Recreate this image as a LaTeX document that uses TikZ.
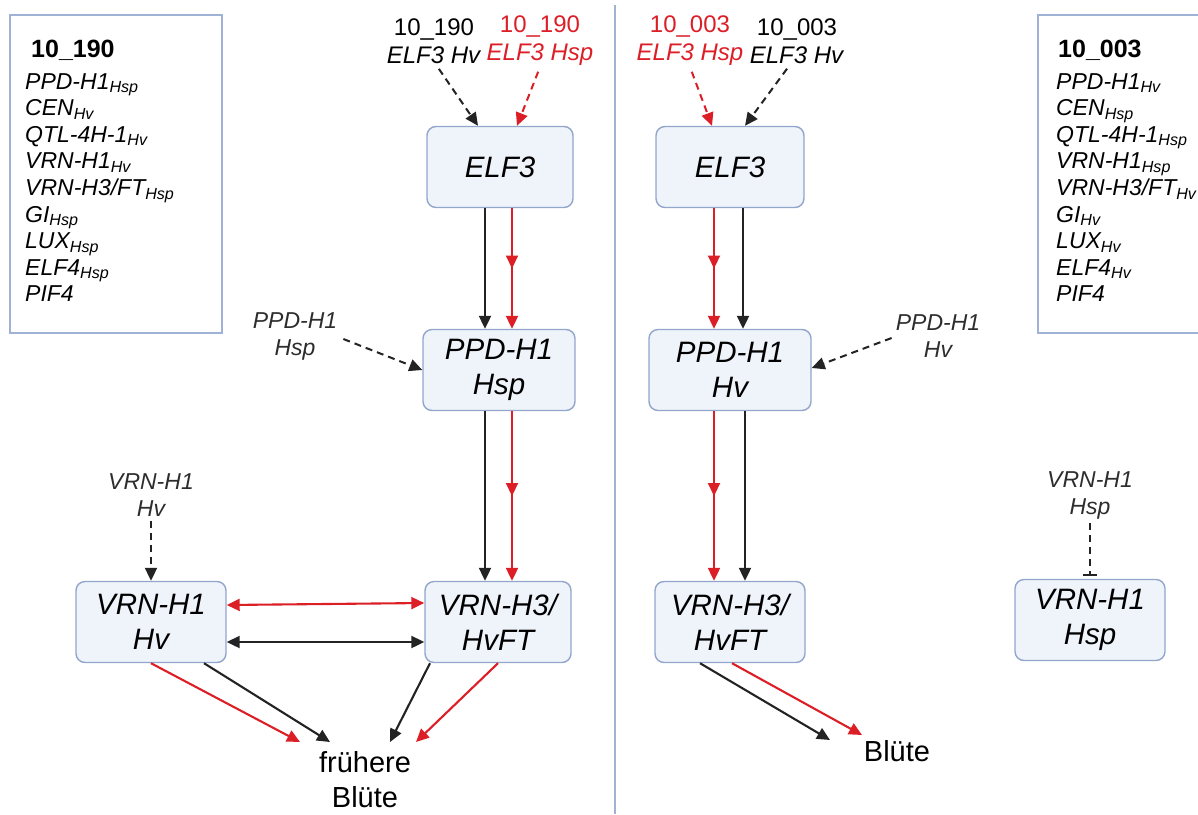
\documentclass[tikz,border=0pt]{standalone}
\usepackage{fontspec}
\setmainfont{Liberation Sans}
\usetikzlibrary{arrows.meta,decorations.markings}
\definecolor{boxborder}{RGB}{146,166,204}
\definecolor{boxfill}{RGB}{239,243,250}
\definecolor{frameblue}{RGB}{160,178,214}
\definecolor{arrred}{RGB}{220,30,38}
\definecolor{arrblk}{RGB}{35,35,35}
\definecolor{lbltext}{RGB}{45,45,45}
\newcommand\fsz[2]{\fontsize{#1}{#2}\selectfont}
\tikzset{
  gene/.style={draw=boxborder, fill=boxfill, rounded corners=9pt, line width=1.4pt,
    minimum height=81pt, align=center, inner sep=0pt, font=\fsz{29.5}{35}\itshape},
  toplbl/.style={align=center, inner sep=1pt, font=\fsz{24}{28}},
  smlbl/.style={align=center, inner sep=1pt, text=lbltext, font=\fsz{23}{27}\itshape},
  listtxt/.style={anchor=north west, align=left, inner sep=0pt, font=\fsz{23}{26.6}\itshape},
  listhead/.style={anchor=west, inner sep=0pt, font=\fsz{25}{28}\bfseries},
  frame/.style={draw=frameblue, line width=1.6pt},
  tri/.tip={Triangle[length=13pt,width=12pt]},
  blkarr/.style={color=arrblk, line width=2.1pt, -tri},
  redarr/.style={color=arrred, line width=2.1pt, -tri},
  midred/.style={redarr, postaction={decorate},
    decoration={markings, mark=at position 0.5 with {\arrow{tri}}}},
  dblk/.style={color=arrblk, line width=2pt, dash pattern=on 7pt off 5pt, -tri},
  dred/.style={color=arrred, line width=2pt, dash pattern=on 7pt off 5pt, -tri},
  dbar/.style={color=arrblk, line width=2pt, dash pattern=on 7pt off 5pt, -{Bar[width=14pt]}},
}
\begin{document}
\begin{tikzpicture}[x=1pt,y=-1pt]
\useasboundingbox (0,0) rectangle (1198,814);

% separator and list frames
\draw[frame] (615,5) -- (615,814);
\draw[frame] (10,15) rectangle (222,333);
\draw[frame] (1038,15) rectangle (1215,333);

\node[listhead] (headL) at (31,50) {10\_190};
\node[listtxt] (listL) at (25,73) {PPD-H1\textsubscript{Hsp}\\CEN\textsubscript{Hv}\\QTL-4H-1\textsubscript{Hv}\\VRN-H1\textsubscript{Hv}\\VRN-H3/FT\textsubscript{Hsp}\\GI\textsubscript{Hsp}\\LUX\textsubscript{Hsp}\\ELF4\textsubscript{Hsp}\\PIF4};
\node[listhead] (headR) at (1058,50) {10\_003};
\node[listtxt] (listR) at (1056,73) {PPD-H1\textsubscript{Hv}\\CEN\textsubscript{Hsp}\\QTL-4H-1\textsubscript{Hsp}\\VRN-H1\textsubscript{Hsp}\\VRN-H3/FT\textsubscript{Hv}\\GI\textsubscript{Hv}\\LUX\textsubscript{Hv}\\ELF4\textsubscript{Hv}\\PIF4};

% gene boxes
\node[gene, minimum width=146pt] (elfL) at (500,167) {ELF3};
\node[gene, minimum width=152pt] (ppdL) at (499,370) {PPD-H1\\Hsp};
\node[gene, minimum width=146pt] (ftL) at (498,622) {VRN-H3/\\HvFT};
\node[gene, minimum width=150pt] (vrnHv) at (151,622) {VRN-H1\\Hv};
\node[gene, minimum width=148pt] (elfR) at (730,167) {ELF3};
\node[gene, minimum width=162pt] (ppdR) at (730,370) {PPD-H1\\Hv};
\node[gene, minimum width=150pt] (ftR) at (730,622) {VRN-H3/\\HvFT};
\node[gene, minimum width=150pt] (vrnHsp) at (1090,620) {VRN-H1\\Hsp};

% top labels
\node[toplbl] (tHvL) at (434,41) {10\_190\\\textit{ELF3 Hv}};
\node[toplbl, text=arrred] (tHspL) at (540,41) {10\_190\\\textit{ELF3 Hsp}};
\node[toplbl, text=arrred] (tHspR) at (690,41) {10\_003\\\textit{ELF3 Hsp}};
\node[toplbl] (tHvR) at (797,41) {10\_003\\\textit{ELF3 Hv}};

\draw[dblk, shorten <=5pt] ([xshift=2pt]tHvL.south) -- ([xshift=-22pt]elfL.north);
\draw[dred, shorten <=5pt] (tHspL.south) -- ([xshift=17pt]elfL.north);
\draw[dred, shorten <=5pt] (tHspR.south) -- ([xshift=-18pt]elfR.north);
\draw[dblk, shorten <=5pt] ([xshift=-7pt]tHvR.south) -- ([xshift=15pt]elfR.north);

% side labels
\node[smlbl] (lPpdL) at (295,336) {PPD-H1\\Hsp};
\node[smlbl] (lPpdR) at (938,336) {PPD-H1\\Hv};
\node[smlbl] (lVrnHv) at (151,495) {VRN-H1\\Hv};
\node[smlbl] (lVrnHsp) at (1090,495) {VRN-H1\\Hsp};

\draw[dblk] ([xshift=5pt,yshift=-3pt]lPpdL.east) -- (ppdL.west);
\draw[dblk] ([xshift=-3pt,yshift=-2pt]lPpdR.west) -- ([yshift=2pt]ppdR.east);
\draw[dblk, shorten <=3pt] (lVrnHv.south) -- (vrnHv.north);
\draw[dbar, shorten <=3pt, shorten >=3pt] (lVrnHsp.south) -- (vrnHsp.north);

% left cascade
\draw[blkarr] ([xshift=-15pt]elfL.south) -- ([xshift=-14pt]ppdL.north);
\draw[midred] ([xshift=12pt]elfL.south) -- ([xshift=13pt]ppdL.north);
\draw[blkarr] ([xshift=-14pt]ppdL.south) -- ([xshift=-13pt]ftL.north);
\draw[midred] ([xshift=13pt]ppdL.south) -- ([xshift=14pt]ftL.north);

% right cascade
\draw[midred] ([xshift=-16pt]elfR.south) -- ([xshift=-16pt]ppdR.north);
\draw[blkarr] ([xshift=13pt]elfR.south) -- ([xshift=13pt]ppdR.north);
\draw[midred] ([xshift=-16pt]ppdR.south) -- ([xshift=-16pt]ftR.north);
\draw[blkarr] ([xshift=15pt]ppdR.south) -- ([xshift=15pt]ftR.north);

% mutual interaction
\draw[color=arrred, line width=2.1pt, tri-tri] ([yshift=17pt]vrnHv.east) -- ([yshift=19pt]ftL.west);
\draw[color=arrblk, line width=2.1pt, tri-tri] ([yshift=-20pt]vrnHv.east) -- ([yshift=-20pt]ftL.west);

% flowering outputs
\node[font=\fsz{29}{35}, align=center, inner sep=0pt] (bluteL) at (365,780) {frühere\\Blüte};
\node[font=\fsz{29}{35}, inner sep=0pt] (bluteR) at (897,751) {Blüte};
\coordinate (eL1) at (300,742);
\coordinate (eL2) at (330,742);
\coordinate (eL3) at (390,742);
\coordinate (eL4) at (416,742);
\coordinate (eR1) at (830,740);
\coordinate (eR2) at (862,735);

\draw[redarr] (vrnHv.south) -- (eL1);
\draw[blkarr] ([xshift=53pt]vrnHv.south) -- (eL2);
\draw[blkarr] ([xshift=-68pt]ftL.south) -- (eL3);
\draw[redarr] (ftL.south) -- (eL4);
\draw[blkarr] ([xshift=-30pt]ftR.south) -- (eR1);
\draw[redarr] ([xshift=2pt]ftR.south) -- (eR2);
\end{tikzpicture}
\end{document}
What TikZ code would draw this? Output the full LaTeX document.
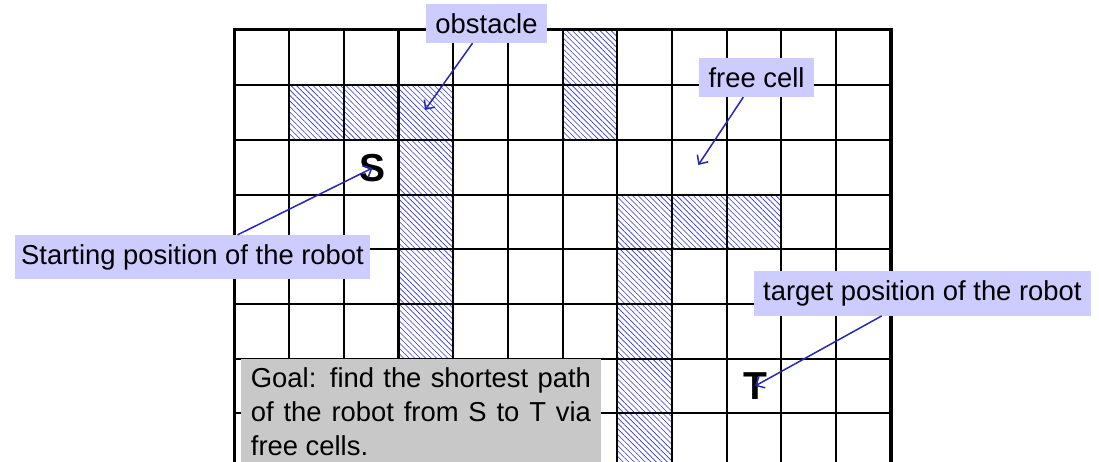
\documentclass[tikz,border=0pt]{standalone}
\usepackage{fontspec}
\setmainfont{Liberation Sans}
\setsansfont{Liberation Sans}
\usetikzlibrary{patterns.meta,arrows.meta}
\definecolor{lav}{RGB}{204,204,255}
\definecolor{goalgray}{RGB}{200,200,200}
\definecolor{arrblue}{RGB}{40,40,175}
\definecolor{hatchblue}{RGB}{50,50,215}
\begin{document}
\begin{tikzpicture}[x=1pt,y=-1pt,
  lbl/.style={fill=lav, inner sep=0pt, font=\fontsize{27.4}{32}\selectfont},
  arr/.style={draw=arrblue, line width=1.5pt, -{Straight Barb[length=7pt,width=13pt]}},
  hatch/.style={pattern={Lines[angle=-45,distance=3.9pt,line width=0.6pt]}, pattern color=hatchblue},
  gridline/.style={line width=2.1pt},
  frameline/.style={line width=3.8pt, line join=miter},
  letter/.style={font=\fontsize{39}{39}\selectfont\bfseries, inner sep=0pt}
]
\useasboundingbox (0,0) rectangle (1099,462);
\clip (0,0) rectangle (1099,462);
% hatched (obstacle) cells
\foreach \c/\r in {1/1,2/1,3/1,3/2,3/3,3/4,3/5,3/6,3/7,6/0,6/1,7/3,8/3,9/3,7/4,7/5,7/6,7/7,7/8}
  \fill[hatch] (234.4+\c*54.7,30.5+\r*54.7) rectangle ++(54.7,54.7);
% grid
\foreach \k in {1,...,11}
  \draw[gridline] (234.4+\k*54.7,30.5) -- (234.4+\k*54.7,470);
\foreach \k in {1,...,8}
  \draw[gridline] (234.4,30.5+\k*54.7) -- (890.8,30.5+\k*54.7);
\draw[frameline] (234.4,470) -- (234.4,29.5) -- (890.8,29.5) -- (890.8,470);
% start and target letters
\node[letter] (S) at (372.5,168) {S};
\node[letter] (T) at (755,386) {T};
% labels
\node[lbl, minimum width=121pt, minimum height=39pt] (obs) at (486.5,23.5) {obstacle};
\node[lbl, minimum width=115pt, minimum height=39.3pt] (free) at (756.5,77.3) {free cell};
\node[lbl, minimum width=355pt, minimum height=44.3pt] (start) at (192.5,257.2) {Starting position of the robot};
\node[lbl, minimum width=336.7pt, minimum height=44.7pt] (target) at (922.4,293.4) {target position of the robot};
% connectors
\coordinate (obstip) at (425,110);
\coordinate (freetip) at (698.3,165);
\draw[arr] (obs) -- (obstip);
\draw[arr] (free) -- (freetip);
\draw[arr] (start) -- (S.center);
\draw[arr] (target) -- (T.center);
% goal box
\node[fill=goalgray, anchor=north west, text width=340pt, inner xsep=10pt, inner ysep=8.7pt,
  align=justify, font=\fontsize{27.4}{34}\selectfont] (goal) at (240.7,359)
  {Goal: find the shortest path\linebreak of the robot from S to T via\linebreak free cells.};
\end{tikzpicture}
\end{document}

------------

Only the lines from the start of the records above through the line containing "(1038,15) rectangle (1215,333);" should be returned, exactly and with both ends, please; the pictures stay out.

## Task answer
Recreate this image as a LaTeX document that uses TikZ.
\documentclass[tikz,border=0pt]{standalone}
\usepackage{fontspec}
\setmainfont{Liberation Sans}
\usetikzlibrary{arrows.meta,decorations.markings}
\definecolor{boxborder}{RGB}{146,166,204}
\definecolor{boxfill}{RGB}{239,243,250}
\definecolor{frameblue}{RGB}{160,178,214}
\definecolor{arrred}{RGB}{220,30,38}
\definecolor{arrblk}{RGB}{35,35,35}
\definecolor{lbltext}{RGB}{45,45,45}
\newcommand\fsz[2]{\fontsize{#1}{#2}\selectfont}
\tikzset{
  gene/.style={draw=boxborder, fill=boxfill, rounded corners=9pt, line width=1.4pt,
    minimum height=81pt, align=center, inner sep=0pt, font=\fsz{29.5}{35}\itshape},
  toplbl/.style={align=center, inner sep=1pt, font=\fsz{24}{28}},
  smlbl/.style={align=center, inner sep=1pt, text=lbltext, font=\fsz{23}{27}\itshape},
  listtxt/.style={anchor=north west, align=left, inner sep=0pt, font=\fsz{23}{26.6}\itshape},
  listhead/.style={anchor=west, inner sep=0pt, font=\fsz{25}{28}\bfseries},
  frame/.style={draw=frameblue, line width=1.6pt},
  tri/.tip={Triangle[length=13pt,width=12pt]},
  blkarr/.style={color=arrblk, line width=2.1pt, -tri},
  redarr/.style={color=arrred, line width=2.1pt, -tri},
  midred/.style={redarr, postaction={decorate},
    decoration={markings, mark=at position 0.5 with {\arrow{tri}}}},
  dblk/.style={color=arrblk, line width=2pt, dash pattern=on 7pt off 5pt, -tri},
  dred/.style={color=arrred, line width=2pt, dash pattern=on 7pt off 5pt, -tri},
  dbar/.style={color=arrblk, line width=2pt, dash pattern=on 7pt off 5pt, -{Bar[width=14pt]}},
}
\begin{document}
\begin{tikzpicture}[x=1pt,y=-1pt]
\useasboundingbox (0,0) rectangle (1198,814);

% separator and list frames
\draw[frame] (615,5) -- (615,814);
\draw[frame] (10,15) rectangle (222,333);
\draw[frame] (1038,15) rectangle (1215,333);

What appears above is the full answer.